To the extent permissible under applicable law and regulations, BidCo and its affiliates or its brokers and its brokers' affiliates (acting as agents for BidCo or its affiliates, as applicable) may from time to time and during the pendency of the Offer, and other than pursuant to the Offer, directly or indirectly purchase or arrange to purchase shares of Karnov outside the United States, or any securities that are convertible into, exchangeable for or exercisable for such shares. These purchases may occur either in the open market at prevailing prices or in private transactions at negotiated prices, and information about such purchases will be disclosed by means of a press release or other means reasonably calculated to inform U.S. Holders of such information.
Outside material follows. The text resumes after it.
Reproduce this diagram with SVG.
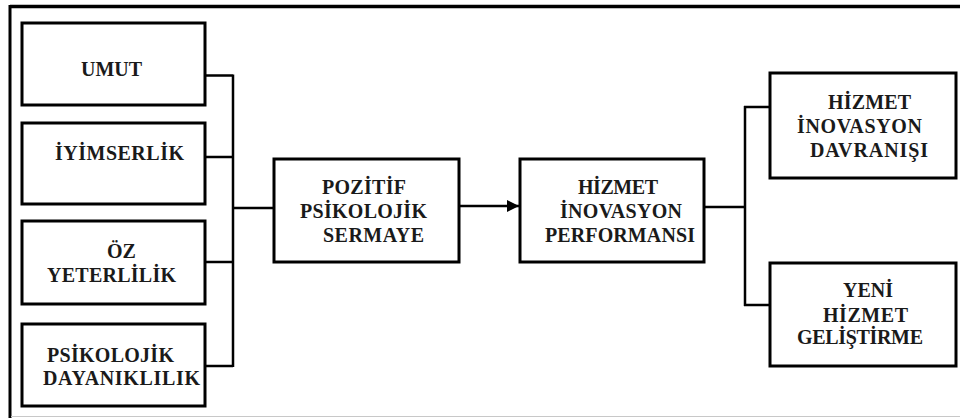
<svg xmlns="http://www.w3.org/2000/svg" width="960" height="418" viewBox="0 0 960 418">
<style>
.box{fill:#fff;stroke:#000;stroke-width:3}
.ln{fill:none;stroke:#000;stroke-width:2.5}
.t{font-family:'Liberation Serif','Times New Roman',serif;font-weight:bold;font-size:20px;fill:#1a1a1a}
</style>
<defs>
<marker id="ah" markerWidth="12" markerHeight="12" refX="12" refY="6" orient="auto" markerUnits="userSpaceOnUse">
<path d="M0,0 L12,6 L0,12 Z" fill="#000"/>
</marker>
</defs>
<rect x="0" y="0" width="960" height="418" fill="#fff"/>
<g id="frame">
<line x1="10" y1="6.5" x2="960" y2="6.5" stroke="#000" stroke-width="3.5"/>
<line x1="10" y1="5" x2="10" y2="418" stroke="#000" stroke-width="3"/>
<line x1="11" y1="416.5" x2="960" y2="416.5" stroke="#c8c8c8" stroke-width="1.2"/>
</g>
<g id="connectors">
<path class="ln" d="M205,75.5 H233 M205,157 H233 M205,262 H233 M205,366 H233 M233,74.5 V367 M233,208 H274"/>
<line class="ln" x1="459" y1="206" x2="519" y2="206" marker-end="url(#ah)"/>
<path class="ln" d="M704,207 H745 M745,106 V306 M744,107 H770 M744,305 H770"/>
</g>
<g id="umut">
<rect class="box" x="22" y="23" width="183" height="82"/>
<text class="t" x="81" y="76" textLength="61" lengthAdjust="spacing">UMUT</text>
</g>
<g id="iyimserlik">
<rect class="box" x="22" y="123" width="183" height="81"/>
<text class="t" x="55" y="160" textLength="129" lengthAdjust="spacing">İYİMSERLİK</text>
</g>
<g id="oz-yeterlilik">
<rect class="box" x="22" y="221" width="183" height="83"/>
<text class="t" x="107" y="258">ÖZ</text>
<text class="t" x="47" y="282" textLength="129" lengthAdjust="spacing">YETERLİLİK</text>
</g>
<g id="psikolojik-dayaniklilik">
<rect class="box" x="22" y="324" width="183" height="82"/>
<text class="t" x="47" y="362" textLength="127" lengthAdjust="spacing">PSİKOLOJİK</text>
<text class="t" x="43" y="385" textLength="157" lengthAdjust="spacing">DAYANIKLILIK</text>
</g>
<g id="pozitif-psikolojik-sermaye">
<rect class="box" x="274" y="159" width="185" height="103"/>
<text class="t" x="322" y="194" textLength="84" lengthAdjust="spacing">POZİTİF</text>
<text class="t" x="300" y="218" textLength="127" lengthAdjust="spacing">PSİKOLOJİK</text>
<text class="t" x="323" y="242" textLength="101" lengthAdjust="spacing">SERMAYE</text>
</g>
<g id="hizmet-inovasyon-performansi">
<rect class="box" x="520" y="159" width="184" height="103"/>
<text class="t" x="578" y="194" textLength="80" lengthAdjust="spacing">HİZMET</text>
<text class="t" x="560" y="218" textLength="122" lengthAdjust="spacing">İNOVASYON</text>
<text class="t" x="545" y="242" textLength="150" lengthAdjust="spacing">PERFORMANSI</text>
</g>
<g id="hizmet-inovasyon-davranisi">
<rect class="box" x="770" y="73" width="186" height="105"/>
<text class="t" x="828" y="109" textLength="83" lengthAdjust="spacing">HİZMET</text>
<text class="t" x="797" y="133" textLength="125" lengthAdjust="spacing">İNOVASYON</text>
<text class="t" x="810" y="157" textLength="118" lengthAdjust="spacing">DAVRANIŞI</text>
</g>
<g id="yeni-hizmet-gelistirme">
<rect class="box" x="770" y="263" width="186" height="103"/>
<text class="t" x="843" y="297" textLength="50" lengthAdjust="spacing">YENİ</text>
<text class="t" x="823" y="322" textLength="85" lengthAdjust="spacing">HİZMET</text>
<text class="t" x="797" y="344" textLength="126" lengthAdjust="spacing">GELİŞTİRME</text>
</g>
</svg>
In addition, the financial advisors to BidCo may also engage in ordinary course trading activities in securities of Karnov, which may include purchases or arrangements to purchase such securities as long as such purchases or arrangements are in compliance with the applicable law. Any information about such purchases will be announced in Swedish and in a non-binding English translation available to the U.S. Holders through relevant electronic media if, and to the extent, such announcement is required under applicable Swedish or U.S. law, rules or regulations.
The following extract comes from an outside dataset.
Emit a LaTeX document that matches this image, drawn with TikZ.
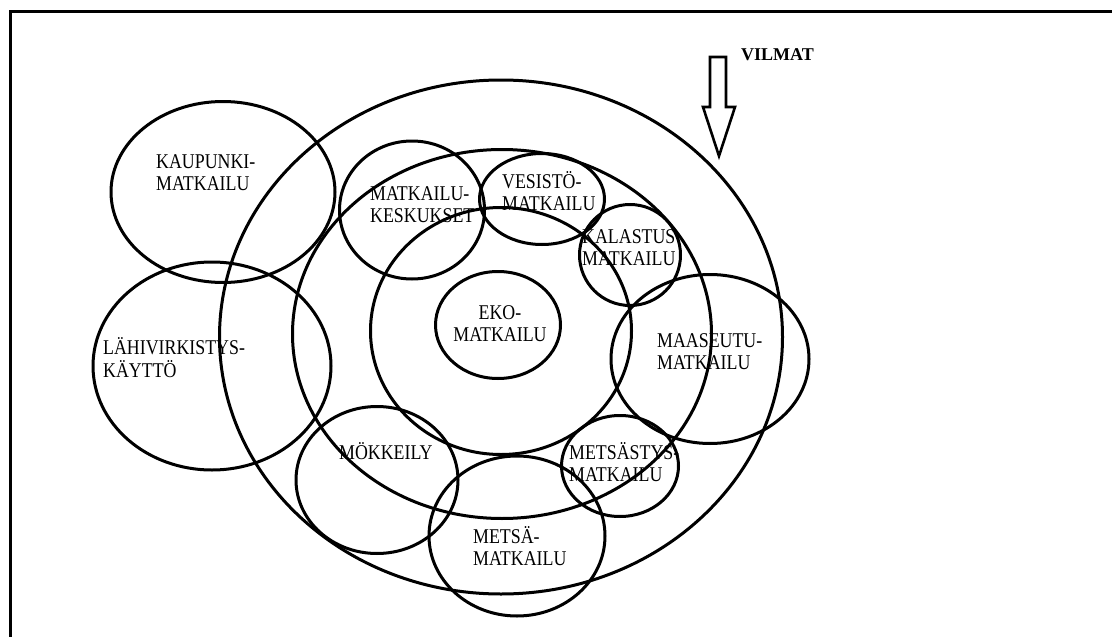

The receipt of cash pursuant to the Offer by a U.S. Holder may be a taxable transaction for U.S. federal income tax purposes and under applicable U.S. state and local, as well as foreign and other, tax laws. Each shareholder is urged to consult an independent professional adviser regarding the tax consequences of accepting the Offer. Neither BidCo nor any of its affiliates and their respective directors, officers, employees or agents or any other person acting on their behalf in connection with the Offer shall be responsible for any tax effects or liabilities resulting from acceptance of this Offer.
NEITHER THE U.S. SECURITIES AND EXCHANGE COMMISSION NOR ANY U.S. STATE SECURITIES COMMISSION HAS APPROVED OR DISAPPROVED THE OFFER, PASSED ANY COMMENTS UPON THE MERITS OR FAIRNESS OF THE OFFER, PASSED ANY COMMENT UPON THE ADEQUACY OR COMPLETENESS OF THIS PRESS RELEASE OR PASSED ANY COMMENT ON WHETHER THE CONTENT IN THIS PRESS RELEASE IS CORRECT OR COMPLETE. ANY REPRESENTATION TO THE CONTRARY IS A CRIMINAL OFFENCE IN THE UNITED STATES.
[1] "Greenoaks" refers to Greenoaks Capital Partners LLC, a Delaware private limited liability company, and, where applicable, funds managed or advised by Greenoaks Capital Partners LLC and/or its affiliates.
[2] "Long Path" refers to Long Path Partners, LP, a Delaware limited partnership, and, where applicable, funds managed or advised by Long Path Partners, LP and/or its affiliates.
[3] Forseti III AB is a newly established Swedish private limited liability company with corporate registration number 559476-6510, domiciled in Stockholm, Sweden.
[4] As per the date of this announcement, Karnov has 225,902 outstanding shares of series C, all of which are held by Karnov in treasury. Thus, none of the 225,902 outstanding shares of series C are included in the Offer.
[5] Excluding any treasury shares held by Karnov (currently all 225,902 outstanding shares of series C).
[6] Excluding any treasury shares held by Karnov (currently all 225,902 outstanding shares of series C).
[7] Excluding any treasury shares held by Karnov (currently all 225,902 outstanding shares of series C).